Our final dinner together was at the ritzy Brasserie Excelsior, and they had a vegetarian set menu! With a choice of two things for each course! And the conversation was tasty too!


Sunday 24th
A last walk through Parc de la Pépinière to admire Rodon's sculpture of Claude Lorrain again. We then had a couple of free hours before minibuses took us to the station, so the pair of us had a more lingering time in the Musée de Beaux Arts, and most of the rest of our group seemed to have the same idea. Getting us to Gare Nancy and then on the train to Gare de l'Est and on the minibuses to Gare du Nord all went well and to plan. But then we found out that Eurostar had had power and  security problems, had cancelled a train, and that all was now delays and scrum-like queues.

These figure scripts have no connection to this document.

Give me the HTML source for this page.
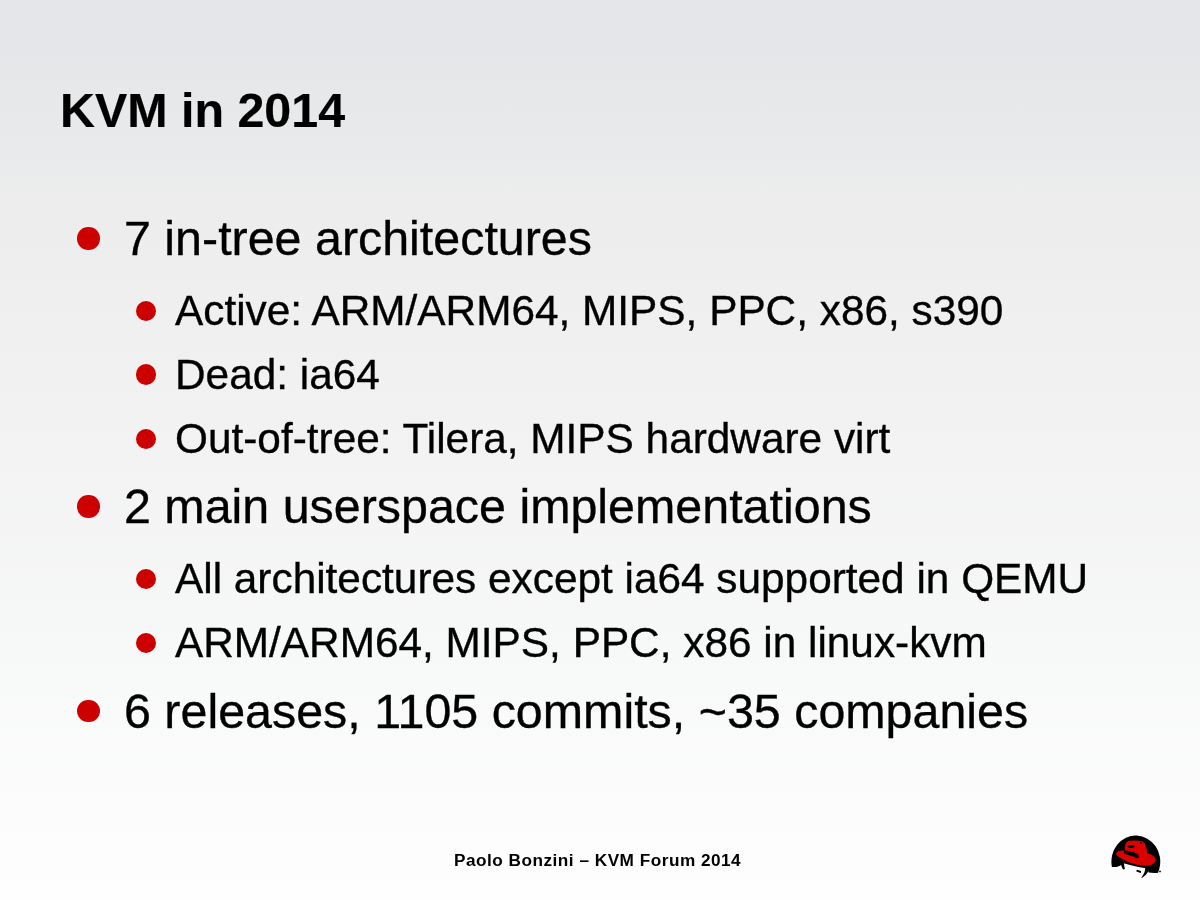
<!DOCTYPE html>
<html><head><meta charset="utf-8">
<style>
html,body{margin:0;padding:0;}
body{width:1200px;height:900px;position:relative;overflow:hidden;
background:linear-gradient(to bottom,#e4e5e8 0px,#e7e8ea 90px,#e9eaec 155px,#ebeceb 185px,#eeefee 290px,#f3f3f3 470px,#f7f8f8 650px,#fcfcfc 800px,#fefefe 900px);
font-family:"Liberation Sans",sans-serif;color:#000;}
.t{position:absolute;white-space:nowrap;line-height:1;will-change:transform;-webkit-text-stroke:0.35px #000;}
.title{font-weight:bold;font-size:48.4px;left:60px;}
.b{position:absolute;border-radius:50%;background:#cc0000;}
.foot{font-weight:bold;font-size:17.2px;left:454px;-webkit-text-stroke:0;letter-spacing:0.5px;}
</style></head><body>
<div class="t title" style="top:85.93px;-webkit-text-stroke:0.2px #000">KVM in 2014</div>
<div class="b" style="left:77.05px;top:227.45px;width:22.5px;height:22.5px"></div>
<div class="t" style="font-size:48.4px;left:124px;top:214.03px">7 in-tree architectures</div>
<div class="b" style="left:135.80px;top:300.50px;width:20.4px;height:20.4px"></div>
<div class="t" style="font-size:42.35px;left:175px;top:289.85px">Active: ARM/ARM64, MIPS, PPC, x86, s390</div>
<div class="b" style="left:135.80px;top:364.40px;width:20.4px;height:20.4px"></div>
<div class="t" style="font-size:42.35px;left:175px;top:353.75px">Dead: ia64</div>
<div class="b" style="left:135.80px;top:428.90px;width:20.4px;height:20.4px"></div>
<div class="t" style="font-size:42.35px;left:175px;top:418.25px">Out-of-tree: Tilera, MIPS hardware virt</div>
<div class="b" style="left:77.05px;top:495.45px;width:22.5px;height:22.5px"></div>
<div class="t" style="font-size:48.4px;left:124px;top:482.03px">2 main userspace implementations</div>
<div class="b" style="left:135.80px;top:568.80px;width:20.4px;height:20.4px"></div>
<div class="t" style="font-size:42.35px;left:175px;top:558.15px">All architectures except ia64 supported in QEMU</div>
<div class="b" style="left:135.80px;top:633.00px;width:20.4px;height:20.4px"></div>
<div class="t" style="font-size:42.35px;left:175px;top:622.35px">ARM/ARM64, MIPS, PPC, x86 in linux-kvm</div>
<div class="b" style="left:77.05px;top:699.95px;width:22.5px;height:22.5px"></div>
<div class="t" style="font-size:48.4px;left:124px;top:686.53px">6 releases, 1105 commits, ~35 companies</div>
<div class="t foot" style="top:852.04px">Paolo Bonzini – KVM Forum 2014</div>
<svg style="position:absolute;left:1105px;top:830px" width="60" height="50" viewBox="0 0 1080 900">
<path fill="#000" d="M124,665 A440,470 0 1 1 978,699 L955,768 C900,778 840,775 785,765 L770,700 L740,688 L600,668 L450,630 L335,598 L300,600 L280,640 L210,664 L126,668 Z"/>
<path fill="#000" d="M282,596 C290,640 305,690 330,712 L358,700 C348,665 343,630 340,596 Z"/>
<path fill="#000" d="M722,668 C732,730 700,800 652,862 C718,842 772,770 802,692 Z"/>
<path fill="#000" d="M565,748 C590,755 615,765 645,772 L650,736 C622,728 595,720 568,716 Z"/>
<circle cx="990" cy="745" r="16" fill="#000"/>
<path fill="#d90000" d="M200,420 C210,380 280,362 358,370 C350,300 358,225 420,198 C490,180 600,190 660,200 C718,220 748,300 765,420 C835,442 898,470 908,525 C912,600 842,642 742,642 C622,642 482,608 362,548 C272,503 195,465 200,420 Z"/>
<path fill="#000" d="M338,360 C430,380 540,398 595,440 C622,475 610,515 565,510 C550,490 530,482 490,472 C430,455 380,438 338,412 Z"/>
<path fill="#000" d="M408,282 C448,260 510,270 538,292 C518,328 448,330 408,308 Z"/>
<circle cx="648" cy="234" r="17" fill="#000"/>
</svg>

</body></html>
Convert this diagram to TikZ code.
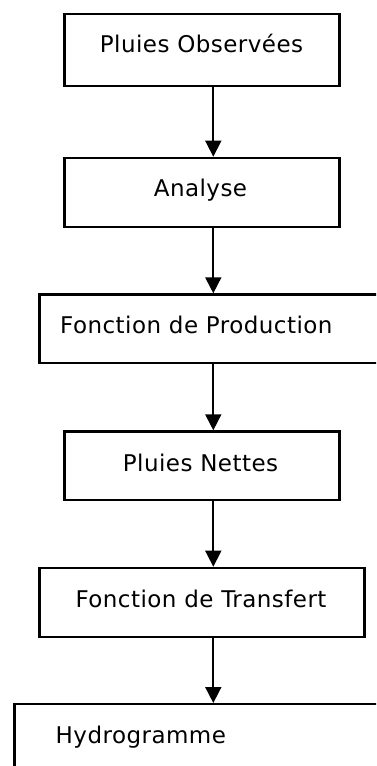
\documentclass[tikz,border=0pt]{standalone}
\usepackage{fontspec}
\setmainfont{DejaVu Sans}[LetterSpace=2]
\usetikzlibrary{arrows.meta}
\tikzset{
  box/.style={draw, line width=2.2pt, inner sep=0pt, anchor=north west},
  label text/.style={anchor=base, inner sep=0pt, font=\fontsize{23}{27}\selectfont},
  flow/.style={line width=1.7pt, -{Triangle[width=16pt,length=16pt]}},
}
\begin{document}
\begin{tikzpicture}[x=1pt,y=-1pt]
  \clip (0,0) rectangle (376,766);
  \fill[white] (0,0) rectangle (376,766);
  % boxes of the flow chart
  \node[box, minimum width=275pt, minimum height=72.3pt] (obs) at (63.3,12.7) {};
  \node[box, minimum width=275pt, minimum height=69pt] (ana) at (63.3,156.7) {};
  \node[box, minimum width=360pt, minimum height=68.7pt] (prod) at (38.3,293.3) {};
  \node[box, minimum width=275pt, minimum height=68.4pt] (net) at (63.3,430.3) {};
  \node[box, minimum width=325pt, minimum height=69pt] (trans) at (38.3,566.7) {};
  \node[box, minimum width=390pt, minimum height=90pt] (hyd) at (13.3,703) {};
  % labels
  \node[label text] (tobs) at (201.5,52.7) {Pluies Observées};
  \node[label text] (tana) at (200.5,196.7) {Analyse};
  \node[label text, anchor=base west] (tprod) at (60,333.3) {Fonction de Production};
  \node[label text] (tnet) at (200.5,471) {Pluies Nettes};
  \node[label text] (ttrans) at (201,607.3) {Fonction de Transfert};
  \node[label text, anchor=base west] (thyd) at (55.5,743) {Hydrogramme};
  % arrows
  \coordinate (ax) at (213.3,0);
  \draw[flow] (obs.south -| ax) -- (ana.north -| ax);
  \draw[flow] (ana.south -| ax) -- (prod.north -| ax);
  \draw[flow] (prod.south -| ax) -- (net.north -| ax);
  \draw[flow] (net.south -| ax) -- (trans.north -| ax);
  \draw[flow] (trans.south -| ax) -- (hyd.north -| ax);
\end{tikzpicture}
\end{document}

The stress was minimised by Julie and Justine coping and directing calmly, but not helped by some cliché entitled American mothers loudly fussing about our party of exhausted pensioners making better progress than them by taking to the groups line and pushing in front of us. I tried to politely introduce the concept of respect for elders but to no avail, one of them saying that they had issues too, and they sure did! We got back to London an hour and half late - a much better result than being stranded in Paris with a hungry cat at home waiting for his dinner, I'm sure you'll agree.